[WRITTEN INSTRUCTION]
Can you write out all the lines word for word, with no pictures?

BEGIN DATASET EXCERPTS

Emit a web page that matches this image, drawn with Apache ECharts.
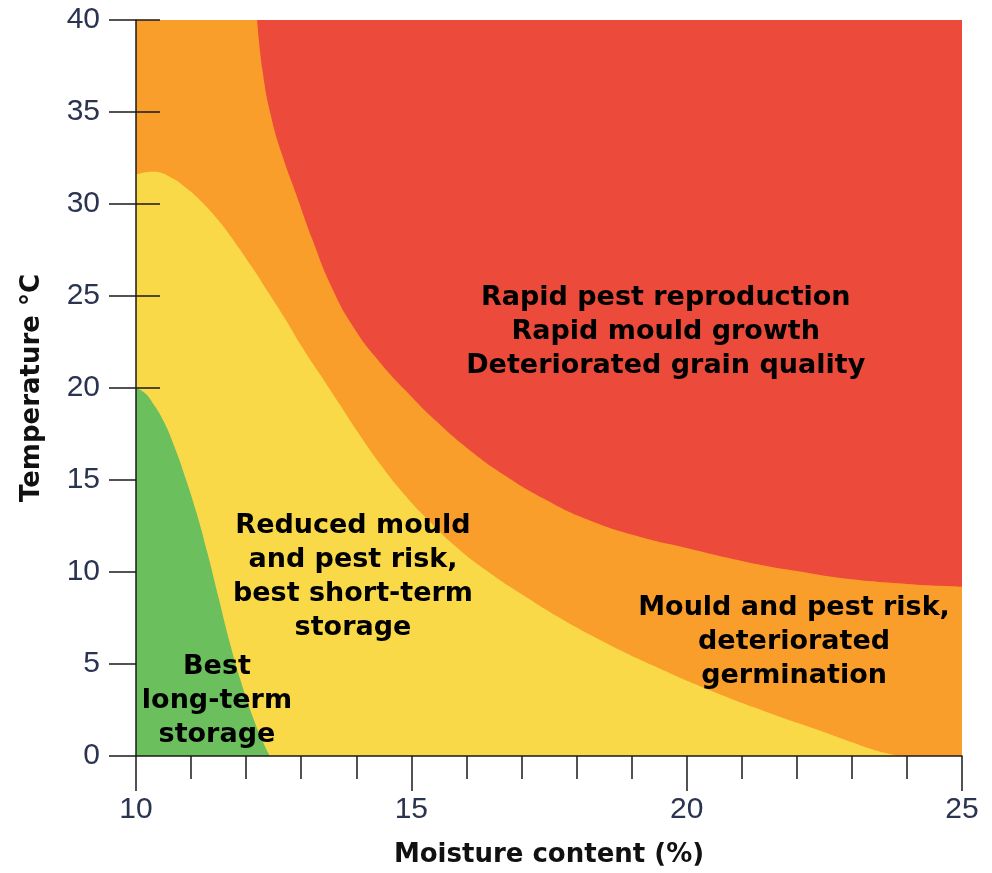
<!DOCTYPE html>
<html>
<head>
<meta charset="utf-8">
<script src="https://cdn.jsdelivr.net/npm/echarts@6/dist/echarts.min.js"></script>
<style>
  html, body { margin: 0; padding: 0; background: #ffffff; }
  #chart { width: 992px; height: 873px; }
</style>
</head>
<body>
<div id="chart"></div>
<script>
// ---- Data ----
const xTicks = [10, 15, 20, 25];
const yTicks = [0, 5, 10, 15, 20, 25, 30, 35, 40];

// Lower boundary of the red zone (red fills above it)
const redBoundary = [
  [12.2, 40], [12.3, 37.2], [12.45, 34.8], [12.65, 32.7], [12.9, 30.6],
  [13.2, 28.1], [13.55, 25.5], [13.95, 23.3], [14.4, 21.5], [14.9, 19.85],
  [15.45, 18.2], [16.05, 16.65], [16.7, 15.25], [17.4, 14.0], [18.2, 12.85],
  [19.1, 11.95], [20.0, 11.3], [21.0, 10.6], [22.0, 10.05], [23.0, 9.6],
  [24.0, 9.35], [25.0, 9.2]
];

// Upper boundary of the yellow zone (yellow fills below it)
const yellowBoundary = [
  [10.0, 31.6], [10.3, 31.75], [10.6, 31.5], [10.9, 30.9], [11.2, 30.1],
  [11.5, 29.1], [11.8, 27.9], [12.1, 26.6], [12.4, 25.2], [12.7, 23.8],
  [13.0, 22.3], [13.35, 20.7], [13.7, 19.1], [14.05, 17.5], [14.45, 15.8],
  [14.85, 14.3], [15.3, 12.85], [15.8, 11.4], [16.4, 10.0], [17.0, 8.8],
  [17.7, 7.5], [18.5, 6.2], [19.4, 4.9], [20.4, 3.6], [21.4, 2.45],
  [22.4, 1.4], [23.0, 0.75], [23.5, 0.25], [23.9, 0]
];

// Upper boundary of the green zone (green fills below it)
const greenBoundary = [
  [10.0, 20], [10.15, 19.75], [10.3, 19.2], [10.5, 18.2], [10.7, 16.8],
  [10.9, 15.1], [11.1, 13.2], [11.3, 11.0], [11.5, 8.6], [11.7, 6.2],
  [11.9, 4.1], [12.1, 2.3], [12.3, 0.8], [12.43, 0]
];

const zoneTexts = [
  'Rapid pest reproduction\nRapid mould growth\nDeteriorated grain quality',
  'Reduced mould\nand pest risk,\nbest short-term\nstorage',
  'Mould and pest risk,\ndeteriorated\ngermination',
  'Best\nlong-term\nstorage'
];
const zoneTextAt = [
  [19.62, 23.07],
  [13.94, 9.75],
  [21.95, 6.2],
  [11.47, 3.0]
];

// ---- Styles ----
const RED = '#EC4A3B', ORANGE = '#F99E2B', YELLOW = '#FAD948', GREEN = '#6BBF5C';
const boldFont = 'DejaVu Sans';
const axisColor = '#1a1a1a';

const chart = echarts.init(document.getElementById('chart'), null, { renderer: 'canvas' });

function areaSeries(data, color, origin) {
  return {
    type: 'line',
    data: data,
    smooth: 0.5,
    showSymbol: false,
    symbol: 'none',
    lineStyle: { width: 0, color: color },
    areaStyle: { color: color, opacity: 1, origin: origin },
    silent: true,
    z: 2
  };
}

const option = {
  backgroundColor: '#ffffff',
  animation: false,
  grid: {
    left: 136, right: 30, top: 20, bottom: 116,
    show: true, backgroundColor: ORANGE, borderWidth: 0
  },
  xAxis: {
    type: 'value',
    min: 10, max: 25, interval: 5,
    z: 10,
    name: 'Moisture content (%)',
    nameLocation: 'middle',
    nameGap: 86,
    nameTextStyle: { fontFamily: boldFont, fontWeight: 'bold', fontSize: 26, color: '#111' },
    axisLine: { show: true, onZero: false, lineStyle: { color: axisColor, width: 1.5 } },
    axisTick: { show: true, length: 35, lineStyle: { color: axisColor, width: 1.5 } },
    minorTick: { show: true, splitNumber: 5, length: 23, lineStyle: { color: axisColor, width: 1.5 } },
    axisLabel: {
      margin: 39, fontFamily: 'Liberation Sans', fontSize: 30, color: '#2a3350',
      customValues: xTicks
    },
    splitLine: { show: false },
    minorSplitLine: { show: false }
  },
  yAxis: [
    {
      type: 'value',
      min: 0, max: 40, interval: 5,
      z: 10,
      name: 'Temperature °C',
      nameLocation: 'middle',
      nameGap: 91,
      nameRotate: 90,
      nameTextStyle: { fontFamily: boldFont, fontWeight: 'bold', fontSize: 26, color: '#111' },
      axisLine: { show: true, onZero: false, lineStyle: { color: axisColor, width: 1.5 } },
      axisTick: { show: true, length: 27, lineStyle: { color: axisColor, width: 1.5 } },
      axisLabel: {
        margin: 36, fontFamily: 'Liberation Sans', fontSize: 30, color: '#2a3350',
        customValues: yTicks
      },
      splitLine: { show: false }
    },
    {
      type: 'value',
      min: 0, max: 40, interval: 5,
      z: 10,
      position: 'left',
      axisLine: { show: false },
      axisTick: {
        show: true, inside: true, length: 24,
        lineStyle: { color: axisColor, width: 1.5 },
        customValues: [20, 25, 30, 35, 40]
      },
      axisLabel: { show: false },
      splitLine: { show: false }
    }
  ],
  series: [
    areaSeries(yellowBoundary, YELLOW, 'start'),
    areaSeries(greenBoundary, GREEN, 'start'),
    areaSeries(redBoundary, RED, 'end'),
    {
      type: 'scatter',
      symbolSize: 0,
      silent: true,
      z: 5,
      itemStyle: { opacity: 1 },
      data: zoneTextAt.map((p, i) => ({ value: p, name: zoneTexts[i] })),
      label: {
        show: true,
        position: 'inside',
        formatter: (p) => p.name,
        fontFamily: boldFont,
        fontWeight: 'bold',
        fontSize: 27,
        lineHeight: 34,
        align: 'center',
        verticalAlign: 'middle',
        color: '#000000',
        opacity: 1
      }
    }
  ]
};

chart.setOption(option);
</script>
</body>
</html>
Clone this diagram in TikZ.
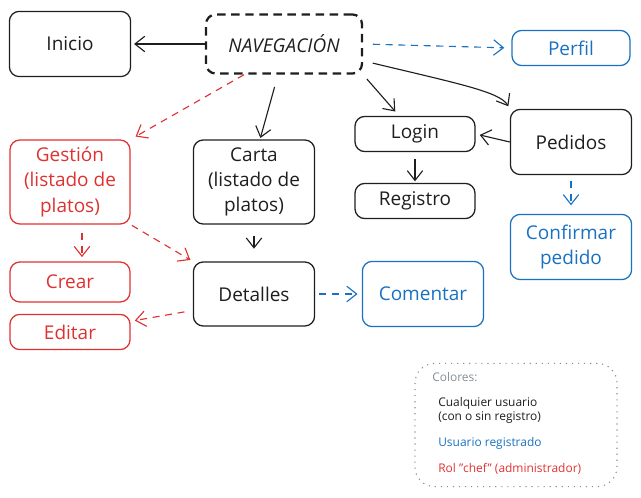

END DATASET EXCERPTS

[ANSWER TO THE PROBLEM]
Emit a web page that matches this image, drawn with Apache ECharts.
<!DOCTYPE html>
<html>
<head>
<meta charset="utf-8">
<script src="https://cdn.jsdelivr.net/npm/echarts@6/dist/echarts.min.js"></script>
<style>
  html, body { margin: 0; padding: 0; background: #ffffff; }
  #chart { width: 992px; height: 873px; }
</style>
</head>
<body>
<div id="chart"></div>
<script>
// ---- Data ----
const xTicks = [10, 15, 20, 25];
const yTicks = [0, 5, 10, 15, 20, 25, 30, 35, 40];

// Lower boundary of the red zone (red fills above it)
const redBoundary = [
  [12.2, 40], [12.3, 37.2], [12.45, 34.8], [12.65, 32.7], [12.9, 30.6],
  [13.2, 28.1], [13.55, 25.5], [13.95, 23.3], [14.4, 21.5], [14.9, 19.85],
  [15.45, 18.2], [16.05, 16.65], [16.7, 15.25], [17.4, 14.0], [18.2, 12.85],
  [19.1, 11.95], [20.0, 11.3], [21.0, 10.6], [22.0, 10.05], [23.0, 9.6],
  [24.0, 9.35], [25.0, 9.2]
];

// Upper boundary of the yellow zone (yellow fills below it)
const yellowBoundary = [
  [10.0, 31.6], [10.3, 31.75], [10.6, 31.5], [10.9, 30.9], [11.2, 30.1],
  [11.5, 29.1], [11.8, 27.9], [12.1, 26.6], [12.4, 25.2], [12.7, 23.8],
  [13.0, 22.3], [13.35, 20.7], [13.7, 19.1], [14.05, 17.5], [14.45, 15.8],
  [14.85, 14.3], [15.3, 12.85], [15.8, 11.4], [16.4, 10.0], [17.0, 8.8],
  [17.7, 7.5], [18.5, 6.2], [19.4, 4.9], [20.4, 3.6], [21.4, 2.45],
  [22.4, 1.4], [23.0, 0.75], [23.5, 0.25], [23.9, 0]
];

// Upper boundary of the green zone (green fills below it)
const greenBoundary = [
  [10.0, 20], [10.15, 19.75], [10.3, 19.2], [10.5, 18.2], [10.7, 16.8],
  [10.9, 15.1], [11.1, 13.2], [11.3, 11.0], [11.5, 8.6], [11.7, 6.2],
  [11.9, 4.1], [12.1, 2.3], [12.3, 0.8], [12.43, 0]
];

const zoneTexts = [
  'Rapid pest reproduction\nRapid mould growth\nDeteriorated grain quality',
  'Reduced mould\nand pest risk,\nbest short-term\nstorage',
  'Mould and pest risk,\ndeteriorated\ngermination',
  'Best\nlong-term\nstorage'
];
const zoneTextAt = [
  [19.62, 23.07],
  [13.94, 9.75],
  [21.95, 6.2],
  [11.47, 3.0]
];

// ---- Styles ----
const RED = '#EC4A3B', ORANGE = '#F99E2B', YELLOW = '#FAD948', GREEN = '#6BBF5C';
const boldFont = 'DejaVu Sans';
const axisColor = '#1a1a1a';

const chart = echarts.init(document.getElementById('chart'), null, { renderer: 'canvas' });

function areaSeries(data, color, origin) {
  return {
    type: 'line',
    data: data,
    smooth: 0.5,
    showSymbol: false,
    symbol: 'none',
    lineStyle: { width: 0, color: color },
    areaStyle: { color: color, opacity: 1, origin: origin },
    silent: true,
    z: 2
  };
}

const option = {
  backgroundColor: '#ffffff',
  animation: false,
  grid: {
    left: 136, right: 30, top: 20, bottom: 116,
    show: true, backgroundColor: ORANGE, borderWidth: 0
  },
  xAxis: {
    type: 'value',
    min: 10, max: 25, interval: 5,
    z: 10,
    name: 'Moisture content (%)',
    nameLocation: 'middle',
    nameGap: 86,
    nameTextStyle: { fontFamily: boldFont, fontWeight: 'bold', fontSize: 26, color: '#111' },
    axisLine: { show: true, onZero: false, lineStyle: { color: axisColor, width: 1.5 } },
    axisTick: { show: true, length: 35, lineStyle: { color: axisColor, width: 1.5 } },
    minorTick: { show: true, splitNumber: 5, length: 23, lineStyle: { color: axisColor, width: 1.5 } },
    axisLabel: {
      margin: 39, fontFamily: 'Liberation Sans', fontSize: 30, color: '#2a3350',
      customValues: xTicks
    },
    splitLine: { show: false },
    minorSplitLine: { show: false }
  },
  yAxis: [
    {
      type: 'value',
      min: 0, max: 40, interval: 5,
      z: 10,
      name: 'Temperature °C',
      nameLocation: 'middle',
      nameGap: 91,
      nameRotate: 90,
      nameTextStyle: { fontFamily: boldFont, fontWeight: 'bold', fontSize: 26, color: '#111' },
      axisLine: { show: true, onZero: false, lineStyle: { color: axisColor, width: 1.5 } },
      axisTick: { show: true, length: 27, lineStyle: { color: axisColor, width: 1.5 } },
      axisLabel: {
        margin: 36, fontFamily: 'Liberation Sans', fontSize: 30, color: '#2a3350',
        customValues: yTicks
      },
      splitLine: { show: false }
    },
    {
      type: 'value',
      min: 0, max: 40, interval: 5,
      z: 10,
      position: 'left',
      axisLine: { show: false },
      axisTick: {
        show: true, inside: true, length: 24,
        lineStyle: { color: axisColor, width: 1.5 },
        customValues: [20, 25, 30, 35, 40]
      },
      axisLabel: { show: false },
      splitLine: { show: false }
    }
  ],
  series: [
    areaSeries(yellowBoundary, YELLOW, 'start'),
    areaSeries(greenBoundary, GREEN, 'start'),
    areaSeries(redBoundary, RED, 'end'),
    {
      type: 'scatter',
      symbolSize: 0,
      silent: true,
      z: 5,
      itemStyle: { opacity: 1 },
      data: zoneTextAt.map((p, i) => ({ value: p, name: zoneTexts[i] })),
      label: {
        show: true,
        position: 'inside',
        formatter: (p) => p.name,
        fontFamily: boldFont,
        fontWeight: 'bold',
        fontSize: 27,
        lineHeight: 34,
        align: 'center',
        verticalAlign: 'middle',
        color: '#000000',
        opacity: 1
      }
    }
  ]
};

chart.setOption(option);
</script>
</body>
</html>
Clone this diagram in TikZ.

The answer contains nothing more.